The shepherds went with haste into Bethlehem "and found Mary, and Joseph, and the babe lying in a manger.
"And when they had seen it, they made known abroad the saying which was told them concerning this child."  The shepherds returned to their flocks "glorifying and praising God" for the wonderful tidings they had both seen and heard. 

About  the same time, wise men in the east saw the new star in the sky and followed the star into Jerusalem where they visited with King Herod.  They asked Herod, "Where is he that is born King of the Jews?  For we have seen his star in the east, and are come to worship him" (Matthew 2:1-2).

King Herod had no knowledge of the new King and questioned his chief priests and scribes who told him of the prophecies that the Messiah should be born in Bethlehem.  Herod returned to the wise men, asked them when the star appeared, and sent them out to find the Christ Child.  The star "went before them, till it came and stood over where the young child was.
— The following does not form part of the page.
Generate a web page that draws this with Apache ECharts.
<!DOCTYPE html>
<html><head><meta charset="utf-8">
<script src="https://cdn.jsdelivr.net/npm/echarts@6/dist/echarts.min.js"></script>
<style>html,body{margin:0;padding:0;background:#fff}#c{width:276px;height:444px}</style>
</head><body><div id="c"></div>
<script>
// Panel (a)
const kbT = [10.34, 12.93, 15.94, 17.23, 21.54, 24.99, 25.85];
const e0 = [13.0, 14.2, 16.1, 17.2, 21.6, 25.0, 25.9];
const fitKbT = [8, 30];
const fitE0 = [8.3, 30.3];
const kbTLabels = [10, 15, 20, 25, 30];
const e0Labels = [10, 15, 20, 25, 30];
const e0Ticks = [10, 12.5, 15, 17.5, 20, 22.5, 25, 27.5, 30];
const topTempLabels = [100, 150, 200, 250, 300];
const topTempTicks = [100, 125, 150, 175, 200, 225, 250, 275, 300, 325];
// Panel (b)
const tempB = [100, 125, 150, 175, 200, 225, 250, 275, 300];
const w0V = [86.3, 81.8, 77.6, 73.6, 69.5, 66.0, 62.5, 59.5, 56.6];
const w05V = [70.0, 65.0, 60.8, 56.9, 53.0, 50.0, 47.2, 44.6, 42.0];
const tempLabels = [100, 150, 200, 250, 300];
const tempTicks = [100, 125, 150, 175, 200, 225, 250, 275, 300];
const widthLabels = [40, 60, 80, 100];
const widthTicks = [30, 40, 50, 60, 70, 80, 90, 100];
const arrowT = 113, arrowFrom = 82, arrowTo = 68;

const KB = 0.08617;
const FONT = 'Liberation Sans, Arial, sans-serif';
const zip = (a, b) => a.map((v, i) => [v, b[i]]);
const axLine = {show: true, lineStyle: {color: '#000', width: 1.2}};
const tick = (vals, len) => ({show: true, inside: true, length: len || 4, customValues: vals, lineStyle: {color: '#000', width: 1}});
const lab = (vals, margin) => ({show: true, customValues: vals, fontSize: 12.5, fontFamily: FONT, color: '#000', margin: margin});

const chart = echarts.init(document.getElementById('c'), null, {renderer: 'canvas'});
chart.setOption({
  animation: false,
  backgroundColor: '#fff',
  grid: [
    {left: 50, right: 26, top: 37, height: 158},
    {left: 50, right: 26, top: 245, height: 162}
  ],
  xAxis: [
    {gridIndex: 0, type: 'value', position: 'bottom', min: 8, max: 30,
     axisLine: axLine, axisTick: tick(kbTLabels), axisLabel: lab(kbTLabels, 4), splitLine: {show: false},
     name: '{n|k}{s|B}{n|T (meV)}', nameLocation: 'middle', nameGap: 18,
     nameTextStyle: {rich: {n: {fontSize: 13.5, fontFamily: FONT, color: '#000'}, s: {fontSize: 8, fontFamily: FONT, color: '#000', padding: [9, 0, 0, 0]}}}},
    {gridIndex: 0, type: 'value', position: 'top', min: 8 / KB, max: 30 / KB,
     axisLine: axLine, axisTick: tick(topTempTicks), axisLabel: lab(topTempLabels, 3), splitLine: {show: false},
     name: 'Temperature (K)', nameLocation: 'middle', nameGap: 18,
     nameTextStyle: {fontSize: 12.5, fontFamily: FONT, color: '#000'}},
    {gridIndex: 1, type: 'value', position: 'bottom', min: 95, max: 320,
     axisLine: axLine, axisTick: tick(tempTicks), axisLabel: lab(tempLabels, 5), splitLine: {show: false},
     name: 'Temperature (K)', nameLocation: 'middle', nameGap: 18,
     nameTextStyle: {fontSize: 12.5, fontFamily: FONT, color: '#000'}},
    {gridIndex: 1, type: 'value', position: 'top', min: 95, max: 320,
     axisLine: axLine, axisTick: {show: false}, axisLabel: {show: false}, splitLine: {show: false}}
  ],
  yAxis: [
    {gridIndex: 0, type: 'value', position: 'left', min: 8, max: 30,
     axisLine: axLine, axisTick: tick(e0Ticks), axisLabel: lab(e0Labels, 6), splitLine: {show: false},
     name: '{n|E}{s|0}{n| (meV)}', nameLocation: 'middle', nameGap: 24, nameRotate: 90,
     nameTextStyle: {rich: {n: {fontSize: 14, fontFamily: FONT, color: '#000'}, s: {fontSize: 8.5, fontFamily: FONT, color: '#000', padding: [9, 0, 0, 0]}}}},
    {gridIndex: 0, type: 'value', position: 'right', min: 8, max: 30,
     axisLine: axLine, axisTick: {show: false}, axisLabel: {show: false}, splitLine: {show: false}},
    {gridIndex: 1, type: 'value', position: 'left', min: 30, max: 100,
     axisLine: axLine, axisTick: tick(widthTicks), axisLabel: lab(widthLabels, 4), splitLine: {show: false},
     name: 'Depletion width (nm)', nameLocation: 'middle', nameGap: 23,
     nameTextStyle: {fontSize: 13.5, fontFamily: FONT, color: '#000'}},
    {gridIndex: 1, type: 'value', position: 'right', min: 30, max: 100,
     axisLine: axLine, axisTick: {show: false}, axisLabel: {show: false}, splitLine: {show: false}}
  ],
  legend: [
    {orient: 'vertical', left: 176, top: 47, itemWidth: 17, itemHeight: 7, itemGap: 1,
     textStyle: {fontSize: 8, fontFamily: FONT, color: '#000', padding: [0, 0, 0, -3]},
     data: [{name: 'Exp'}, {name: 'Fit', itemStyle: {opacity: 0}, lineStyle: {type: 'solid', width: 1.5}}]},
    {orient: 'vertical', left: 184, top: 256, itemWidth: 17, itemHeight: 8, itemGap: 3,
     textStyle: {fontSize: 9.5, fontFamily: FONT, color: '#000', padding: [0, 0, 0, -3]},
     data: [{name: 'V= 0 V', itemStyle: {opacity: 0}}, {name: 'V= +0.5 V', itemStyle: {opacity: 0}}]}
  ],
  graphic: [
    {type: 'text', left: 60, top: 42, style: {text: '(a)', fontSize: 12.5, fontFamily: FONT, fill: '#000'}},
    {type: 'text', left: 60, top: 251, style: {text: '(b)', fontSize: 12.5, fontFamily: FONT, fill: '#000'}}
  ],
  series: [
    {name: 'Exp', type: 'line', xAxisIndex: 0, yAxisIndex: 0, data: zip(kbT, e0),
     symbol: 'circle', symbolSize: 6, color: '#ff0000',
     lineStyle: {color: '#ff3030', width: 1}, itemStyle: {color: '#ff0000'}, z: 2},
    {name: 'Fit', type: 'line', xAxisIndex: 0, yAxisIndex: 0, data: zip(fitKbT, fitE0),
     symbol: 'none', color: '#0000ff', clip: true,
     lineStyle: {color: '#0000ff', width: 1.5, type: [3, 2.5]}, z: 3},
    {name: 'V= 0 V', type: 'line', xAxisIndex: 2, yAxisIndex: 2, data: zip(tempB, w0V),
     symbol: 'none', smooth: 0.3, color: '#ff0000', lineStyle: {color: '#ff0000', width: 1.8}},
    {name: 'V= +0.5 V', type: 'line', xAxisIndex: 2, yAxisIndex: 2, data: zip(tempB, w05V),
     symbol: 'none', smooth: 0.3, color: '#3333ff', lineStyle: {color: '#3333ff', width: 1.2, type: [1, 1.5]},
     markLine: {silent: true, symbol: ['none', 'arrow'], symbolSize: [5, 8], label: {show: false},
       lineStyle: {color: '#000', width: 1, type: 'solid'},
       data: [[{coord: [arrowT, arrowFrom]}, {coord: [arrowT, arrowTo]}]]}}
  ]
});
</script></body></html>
"When they saw the star, they rejoiced with exceeding great joy.
"And when they were come into the house, they saw the young child with Mary his mother, and fell down, and worshipped him:  and when they had opened their treasures, they presented unto him gifts; gold, and frankincense, and myrrh.
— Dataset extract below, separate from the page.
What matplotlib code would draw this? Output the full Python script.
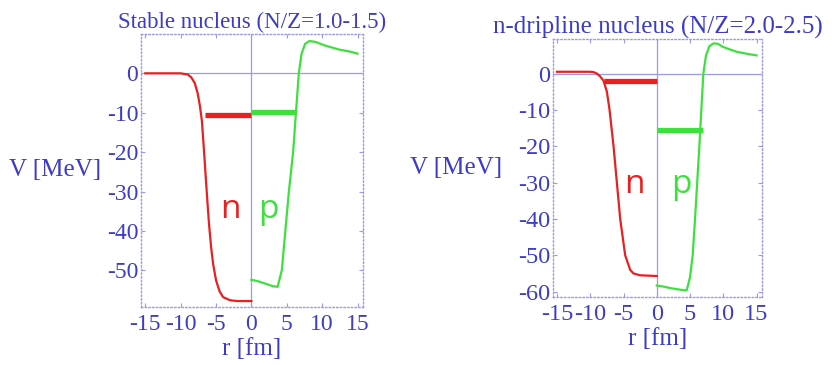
import numpy as np
import matplotlib
matplotlib.use("Agg")
import matplotlib.pyplot as plt

# mean-field potentials V(r) for neutrons (r<0 side) and protons (r>0 side)

# stable nucleus
stable_n_r = [-15, -10, -9, -8.5, -8, -7.6, -7.3, -7.0, -6.8, -6.5, -6.2, -6.0, -5.7, -5.4, -5.0, -4.5, -4.0, -3.0, -2.0, 0]
stable_n_V = [0, 0, -0.3, -1, -2.5, -5, -8, -12, -17, -25, -33, -38, -44, -48.5, -52.5, -55.3, -56.8, -57.6, -57.8, -57.8]
stable_p_r = [0, 1, 2, 3, 3.7, 4.3, 4.8, 5.3, 5.9, 6.3, 6.7, 7.1, 7.6, 8.2, 9, 10.5, 12.5, 14, 15]
stable_p_V = [-52.4, -52.8, -53.4, -54, -54.2, -50, -40, -30, -20, -10, 0, 5, 7.5, 8.2, 8, 7, 6, 5.5, 5]
stable_n_level = -10.6
stable_n_level_r = [-6.6, 0]
stable_p_level = -9.8
stable_p_level_r = [0, 6.3]

# neutron-dripline nucleus
drip_n_r = [-15, -10, -9.5, -9, -8.5, -8.0, -7.5, -7.1, -6.5, -6.0, -5.5, -4.75, -4.0, -3.5, -2.5, 0]
drip_n_V = [0.5, 0.5, 0.4, 0, -0.8, -2, -5, -10, -20, -30, -40, -50, -54, -55, -55.5, -55.7]
drip_p_r = [0, 1, 2, 3, 4, 4.5, 5.0, 5.4, 5.75, 6.4, 7.0, 7.4, 7.9, 8.5, 9.2, 10, 12, 14, 15]
drip_p_V = [-58.3, -58.6, -59, -59.3, -59.6, -59.6, -56, -50, -40, -20, 0, 5, 7.5, 8.3, 8.2, 7.3, 6, 5.3, 5]
drip_n_level = -2.0
drip_n_level_r = [-8.0, 0]
drip_p_level = -15.6
drip_p_level_r = [0, 6.9]

xticks = [-15, -10, -5, 0, 5, 10, 15]
yticks_stable = [0, -10, -20, -30, -40, -50]
yticks_drip = [0, -10, -20, -30, -40, -50, -60]

blue = "#3c3cc8"
frame = "#9a9aea"
red = "#e82020"
green = "#3ee03e"
serif = ["Liberation Serif", "DejaVu Serif"]

fig = plt.figure(figsize=(8.32, 3.65), dpi=100)


def panel(rect, title, n_r, n_V, p_r, p_V, n_lev, n_lev_r, p_lev, p_lev_r,
          yticks, ylim, n_pos, p_pos, ylab_x, title_fs, tick_fs):
    ax = fig.add_axes(rect)
    ax.set_xlim(-15.6, 15.8)
    ax.set_ylim(*ylim)
    ax.axhline(0, color=frame, lw=0.9, zorder=1)
    ax.axvline(0, color=frame, lw=0.9, zorder=1)
    ax.plot(n_r, n_V, color=red, lw=1.6, zorder=3)
    ax.plot(p_r, p_V, color=green, lw=1.6, zorder=3)
    ax.plot(n_lev_r, [n_lev, n_lev], color=red, lw=3.8, zorder=4, solid_capstyle="butt")
    ax.plot(p_lev_r, [p_lev, p_lev], color=green, lw=3.8, zorder=4, solid_capstyle="butt")
    ax.text(*n_pos, "n", color=red, fontsize=24, family="Open Sans", ha="center", va="center")
    ax.text(*p_pos, "p", color=green, fontsize=24, family="Open Sans", ha="center", va="center")
    for s in ax.spines.values():
        s.set_color(frame)
        s.set_linestyle(":")
        s.set_linewidth(1.0)
    ax.set_xticks(xticks)
    ax.set_yticks(yticks)
    ax.set_xticklabels([str(t) for t in xticks], family=serif, fontsize=tick_fs, color=blue)
    ax.set_yticklabels([str(t) for t in yticks], family=serif, fontsize=tick_fs, color=blue)
    ax.tick_params(direction="in", length=3, color=frame, pad=2, top=True, right=True)
    ax.tick_params(axis="x", pad=5)
    ax.set_title(title, family=serif, fontsize=title_fs, color=blue, pad=4)
    ax.set_xlabel("r [fm]", family=serif, fontsize=18, color=blue, labelpad=2)
    ax.text(ylab_x, 0.5, "V [MeV]", transform=ax.transAxes, family=serif, fontsize=18,
            color=blue, ha="center", va="center")
    return ax


panel([0.1695, 0.159, 0.267, 0.748], "Stable nucleus (N/Z=1.0-1.5)",
      stable_n_r, stable_n_V, stable_p_r, stable_p_V,
      stable_n_level, stable_n_level_r, stable_p_level, stable_p_level_r,
      yticks_stable, (-59.3, 10), (-3.0, -34.5), (2.4, -34.5), -0.387, 16.5, 17)

panel([0.6647, 0.186, 0.251, 0.707], "n-dripline nucleus (N/Z=2.0-2.5)",
      drip_n_r, drip_n_V, drip_p_r, drip_p_V,
      drip_n_level, drip_n_level_r, drip_p_level, drip_p_level_r,
      yticks_drip, (-61.5, 9.5), (-3.3, -30.5), (3.7, -30.5), -0.464, 18, 17.5)

fig.savefig("out.png", dpi=100)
"And being warned of God in a dream that they should not return to Herod, they departed into their own country another way.
"And when they were departed, behold, the angel of the Lord appeareth to Joseph in a dream, saying, Arise, and take the young child and his mother, and flee into Egypt, and be thou there until I bring thee word: for Herod will seek the young child to destroy him.
"When he arose, he took the young child and his mother by night, and departed into Egypt:
"And was there until the death of Herod:…..
"But when Herod was dead, behold, an angel of the Lord appeareth in a dream to Joseph in Egypt,
"Saying, Arise, and take the young child and his mother, and go into the land of Israel: for they are dead which sought the young child's life.
"And he arose, and took the young child and his mother, and came into the land of Israel….
Joseph was still concerned because Archelaus reigned in place of his father Herod:  "notwithstanding, being warned of God in a dream, he turned aside into the parts of Galilee:
"And he came and dwelt in a city called Nazareth:  that it might be fulfilled which was spoken by the prophets, He shall be called a Nazarene" (Matthew, chapter 2).

The birth of Jesus Christ demonstrates the great love that our Heavenly Father has for the world.  The first gift of Christmas is the love of God embodied in His Son, Jesus Christ.